**Short task**.
Will you return, word for word, only the lines from the top of the data below down to and including the one with "plt.rcParams['ytick.labelsize'] = 11"?

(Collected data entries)
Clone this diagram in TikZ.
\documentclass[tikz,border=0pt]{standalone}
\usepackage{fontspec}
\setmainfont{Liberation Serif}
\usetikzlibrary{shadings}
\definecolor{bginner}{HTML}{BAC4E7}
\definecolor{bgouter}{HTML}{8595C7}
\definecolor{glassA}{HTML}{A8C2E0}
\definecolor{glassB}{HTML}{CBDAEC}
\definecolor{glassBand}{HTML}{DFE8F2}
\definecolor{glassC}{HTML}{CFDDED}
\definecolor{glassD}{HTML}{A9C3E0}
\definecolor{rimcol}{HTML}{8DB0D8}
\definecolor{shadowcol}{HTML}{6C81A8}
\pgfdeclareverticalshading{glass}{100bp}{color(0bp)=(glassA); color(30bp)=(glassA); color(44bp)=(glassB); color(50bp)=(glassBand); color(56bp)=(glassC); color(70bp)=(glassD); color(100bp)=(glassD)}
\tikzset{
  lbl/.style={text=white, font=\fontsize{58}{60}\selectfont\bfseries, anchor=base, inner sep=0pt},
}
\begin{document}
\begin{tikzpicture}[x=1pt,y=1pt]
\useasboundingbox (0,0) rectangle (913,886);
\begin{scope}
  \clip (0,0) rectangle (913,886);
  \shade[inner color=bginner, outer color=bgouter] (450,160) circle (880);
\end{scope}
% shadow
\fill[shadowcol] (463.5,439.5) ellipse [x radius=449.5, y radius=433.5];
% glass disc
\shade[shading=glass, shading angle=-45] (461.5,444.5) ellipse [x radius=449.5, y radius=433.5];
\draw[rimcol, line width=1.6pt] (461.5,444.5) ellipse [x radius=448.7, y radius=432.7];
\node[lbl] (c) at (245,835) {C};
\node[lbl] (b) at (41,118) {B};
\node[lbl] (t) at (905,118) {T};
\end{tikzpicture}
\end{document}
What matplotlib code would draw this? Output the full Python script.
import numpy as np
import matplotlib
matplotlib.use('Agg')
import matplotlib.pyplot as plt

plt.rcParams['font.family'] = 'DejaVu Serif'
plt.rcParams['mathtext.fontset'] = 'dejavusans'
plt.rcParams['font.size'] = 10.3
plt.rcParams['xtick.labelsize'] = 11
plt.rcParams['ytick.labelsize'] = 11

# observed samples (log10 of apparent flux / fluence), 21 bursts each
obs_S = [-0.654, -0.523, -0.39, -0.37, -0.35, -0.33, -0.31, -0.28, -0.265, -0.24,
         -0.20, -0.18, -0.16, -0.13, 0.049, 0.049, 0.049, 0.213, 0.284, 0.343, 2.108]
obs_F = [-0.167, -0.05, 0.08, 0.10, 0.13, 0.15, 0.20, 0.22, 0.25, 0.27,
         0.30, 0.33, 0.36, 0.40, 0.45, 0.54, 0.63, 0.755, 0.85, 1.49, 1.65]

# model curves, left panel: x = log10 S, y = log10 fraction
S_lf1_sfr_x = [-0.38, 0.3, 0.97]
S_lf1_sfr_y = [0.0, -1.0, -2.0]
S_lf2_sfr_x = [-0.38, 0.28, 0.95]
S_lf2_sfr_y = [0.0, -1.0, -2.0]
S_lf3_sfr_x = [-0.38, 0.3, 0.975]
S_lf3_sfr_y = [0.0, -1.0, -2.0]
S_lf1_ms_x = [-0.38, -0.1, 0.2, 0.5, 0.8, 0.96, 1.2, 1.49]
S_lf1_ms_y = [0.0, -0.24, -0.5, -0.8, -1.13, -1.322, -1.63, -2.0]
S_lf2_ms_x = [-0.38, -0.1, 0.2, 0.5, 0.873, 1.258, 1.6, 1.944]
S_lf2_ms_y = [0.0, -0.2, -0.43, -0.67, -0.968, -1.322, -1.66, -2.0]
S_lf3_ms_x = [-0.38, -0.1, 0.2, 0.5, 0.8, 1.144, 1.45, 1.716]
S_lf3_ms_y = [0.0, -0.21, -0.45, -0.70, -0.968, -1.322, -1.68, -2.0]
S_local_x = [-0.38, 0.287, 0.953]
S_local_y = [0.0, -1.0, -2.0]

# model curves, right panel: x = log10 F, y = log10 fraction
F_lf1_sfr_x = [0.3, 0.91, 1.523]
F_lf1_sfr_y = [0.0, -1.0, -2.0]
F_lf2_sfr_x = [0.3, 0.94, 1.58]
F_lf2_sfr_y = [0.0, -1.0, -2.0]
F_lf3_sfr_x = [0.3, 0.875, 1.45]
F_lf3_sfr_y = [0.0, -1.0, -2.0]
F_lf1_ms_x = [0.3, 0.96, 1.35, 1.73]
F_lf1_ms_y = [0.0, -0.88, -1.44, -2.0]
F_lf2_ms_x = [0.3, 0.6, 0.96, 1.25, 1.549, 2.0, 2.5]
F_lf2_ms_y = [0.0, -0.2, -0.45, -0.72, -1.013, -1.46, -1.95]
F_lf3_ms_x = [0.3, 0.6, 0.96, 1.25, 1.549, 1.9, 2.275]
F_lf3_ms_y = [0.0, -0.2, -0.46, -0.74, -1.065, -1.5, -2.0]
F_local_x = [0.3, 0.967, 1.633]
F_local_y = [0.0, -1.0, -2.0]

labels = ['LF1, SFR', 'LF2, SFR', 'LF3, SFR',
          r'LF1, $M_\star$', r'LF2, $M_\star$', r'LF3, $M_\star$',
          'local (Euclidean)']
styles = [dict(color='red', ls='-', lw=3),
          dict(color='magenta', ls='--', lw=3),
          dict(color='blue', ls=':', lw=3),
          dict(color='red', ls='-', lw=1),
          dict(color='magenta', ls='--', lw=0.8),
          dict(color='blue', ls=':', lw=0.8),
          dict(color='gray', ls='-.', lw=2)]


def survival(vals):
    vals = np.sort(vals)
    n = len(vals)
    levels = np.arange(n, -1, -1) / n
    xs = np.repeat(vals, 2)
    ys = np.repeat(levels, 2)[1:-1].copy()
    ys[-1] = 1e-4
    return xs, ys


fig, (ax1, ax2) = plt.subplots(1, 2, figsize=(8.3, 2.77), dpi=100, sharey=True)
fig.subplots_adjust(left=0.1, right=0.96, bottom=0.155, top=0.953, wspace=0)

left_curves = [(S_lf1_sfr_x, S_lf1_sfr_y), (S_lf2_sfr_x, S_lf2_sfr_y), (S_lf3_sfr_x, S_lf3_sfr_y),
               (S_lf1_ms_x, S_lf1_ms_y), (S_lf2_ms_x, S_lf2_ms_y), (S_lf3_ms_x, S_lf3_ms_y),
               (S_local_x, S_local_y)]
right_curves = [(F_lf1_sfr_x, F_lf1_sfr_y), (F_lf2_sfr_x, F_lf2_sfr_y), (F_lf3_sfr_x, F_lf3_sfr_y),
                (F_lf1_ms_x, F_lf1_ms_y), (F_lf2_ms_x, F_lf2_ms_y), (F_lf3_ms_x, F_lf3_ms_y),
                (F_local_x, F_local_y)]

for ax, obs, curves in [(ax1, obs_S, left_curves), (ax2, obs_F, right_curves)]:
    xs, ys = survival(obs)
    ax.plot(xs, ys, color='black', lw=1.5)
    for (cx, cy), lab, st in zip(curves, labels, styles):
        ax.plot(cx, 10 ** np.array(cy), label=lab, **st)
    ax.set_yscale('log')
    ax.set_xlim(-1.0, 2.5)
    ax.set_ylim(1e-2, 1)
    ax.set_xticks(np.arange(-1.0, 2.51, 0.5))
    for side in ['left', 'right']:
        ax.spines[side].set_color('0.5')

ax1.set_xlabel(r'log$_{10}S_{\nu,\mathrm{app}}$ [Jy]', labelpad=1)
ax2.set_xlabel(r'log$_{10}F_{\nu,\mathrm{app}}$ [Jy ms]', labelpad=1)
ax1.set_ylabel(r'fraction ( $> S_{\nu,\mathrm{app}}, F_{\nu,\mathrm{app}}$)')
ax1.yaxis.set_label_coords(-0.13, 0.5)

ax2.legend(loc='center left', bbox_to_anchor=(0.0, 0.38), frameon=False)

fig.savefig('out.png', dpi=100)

**Response**.
Clone this diagram in TikZ.
\documentclass[tikz,border=0pt]{standalone}
\usepackage{fontspec}
\setmainfont{Liberation Serif}
\usetikzlibrary{shadings}
\definecolor{bginner}{HTML}{BAC4E7}
\definecolor{bgouter}{HTML}{8595C7}
\definecolor{glassA}{HTML}{A8C2E0}
\definecolor{glassB}{HTML}{CBDAEC}
\definecolor{glassBand}{HTML}{DFE8F2}
\definecolor{glassC}{HTML}{CFDDED}
\definecolor{glassD}{HTML}{A9C3E0}
\definecolor{rimcol}{HTML}{8DB0D8}
\definecolor{shadowcol}{HTML}{6C81A8}
\pgfdeclareverticalshading{glass}{100bp}{color(0bp)=(glassA); color(30bp)=(glassA); color(44bp)=(glassB); color(50bp)=(glassBand); color(56bp)=(glassC); color(70bp)=(glassD); color(100bp)=(glassD)}
\tikzset{
  lbl/.style={text=white, font=\fontsize{58}{60}\selectfont\bfseries, anchor=base, inner sep=0pt},
}
\begin{document}
\begin{tikzpicture}[x=1pt,y=1pt]
\useasboundingbox (0,0) rectangle (913,886);
\begin{scope}
  \clip (0,0) rectangle (913,886);
  \shade[inner color=bginner, outer color=bgouter] (450,160) circle (880);
\end{scope}
% shadow
\fill[shadowcol] (463.5,439.5) ellipse [x radius=449.5, y radius=433.5];
% glass disc
\shade[shading=glass, shading angle=-45] (461.5,444.5) ellipse [x radius=449.5, y radius=433.5];
\draw[rimcol, line width=1.6pt] (461.5,444.5) ellipse [x radius=448.7, y radius=432.7];
\node[lbl] (c) at (245,835) {C};
\node[lbl] (b) at (41,118) {B};
\node[lbl] (t) at (905,118) {T};
\end{tikzpicture}
\end{document}
What matplotlib code would draw this? Output the full Python script.
import numpy as np
import matplotlib
matplotlib.use('Agg')
import matplotlib.pyplot as plt

plt.rcParams['font.family'] = 'DejaVu Serif'
plt.rcParams['mathtext.fontset'] = 'dejavusans'
plt.rcParams['font.size'] = 10.3
plt.rcParams['xtick.labelsize'] = 11
plt.rcParams['ytick.labelsize'] = 11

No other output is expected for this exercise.